N’est-il pas temps d’envisager une Europe de l’énergie ?

• Ce qui pourrait vouloir dire un programme largement financé par le budget de l’Union en matière d’infrastructures de réseau - en particulier les interconnexions. On pourrait imaginer un financement sur la base des ressources tirées d’une fiscalité énergétique européenne. On pourrait aussi affecter les fonds structurels non consommés par les Etats à un Fonds de modernisation en matière énergétique.

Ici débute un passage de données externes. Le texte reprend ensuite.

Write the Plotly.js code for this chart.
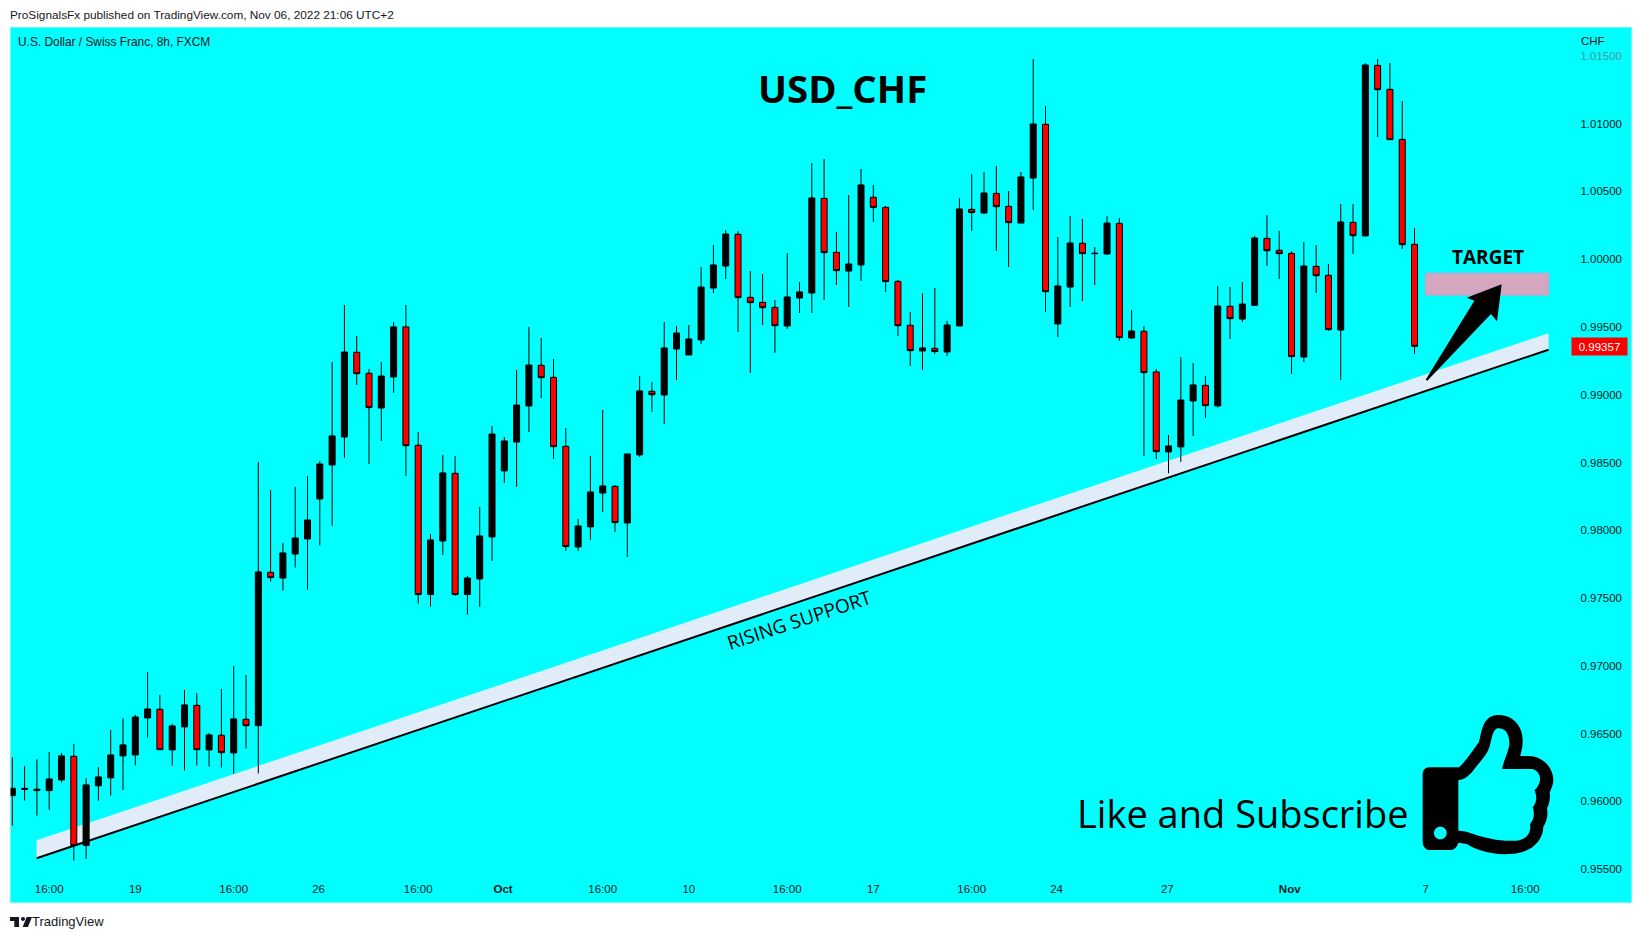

• Malgré le refus du nucléaire par certains Etats, dont il faut respecter le choix, semblable programme financier ne serait-il pas utile pour accélérer le renouvellement des réacteurs nucléaires des pays de l’Europe centrale et orientale (qui ont dû être fermés car ils fonctionnaient sur un modèle proche de celui de Tchernobyl) et moderniser de manière générale le parc nucléaire européen ?

• La politique énergétique européenne ne devrait-elle pas conduire à s’emparer du sujet de l’efficacité du dispositif de stockage stratégique de pétrole et demain de gaz (comme proposé par la France) ?

• Ne faudrait-il pas se pencher sur la question du perfectionnement du fonctionnement des marchés boursiers énergétiques qui commencent à se créer en Europe ?

• Au-delà de l’exigence de réciprocité vis-à-vis de nos partenaires extérieurs, comme la Russie qui ne devrait effectivement pouvoir prétendre investir en Europe si les Européens sont privés du droit d’accès à son propre marché, ne faudrait-il pas enfin songer à une gestion plus commune de l’approvisionnement énergétique de l’Europe ? Le demi milliard d’habitants et les quelques 25 millions d’entreprises que compte l’Union européenne constituent, s’ils s’unissent pour former un seul et même acheteur, une force commerciale bien plus considérable que chaque Etat pris isolément.

Ne pas utiliser cet atout, n’est-ce pas prendre le risque de voir notre indépendance politique progressivement réduite à la mesure de la dépendance énergétique de l’Europe.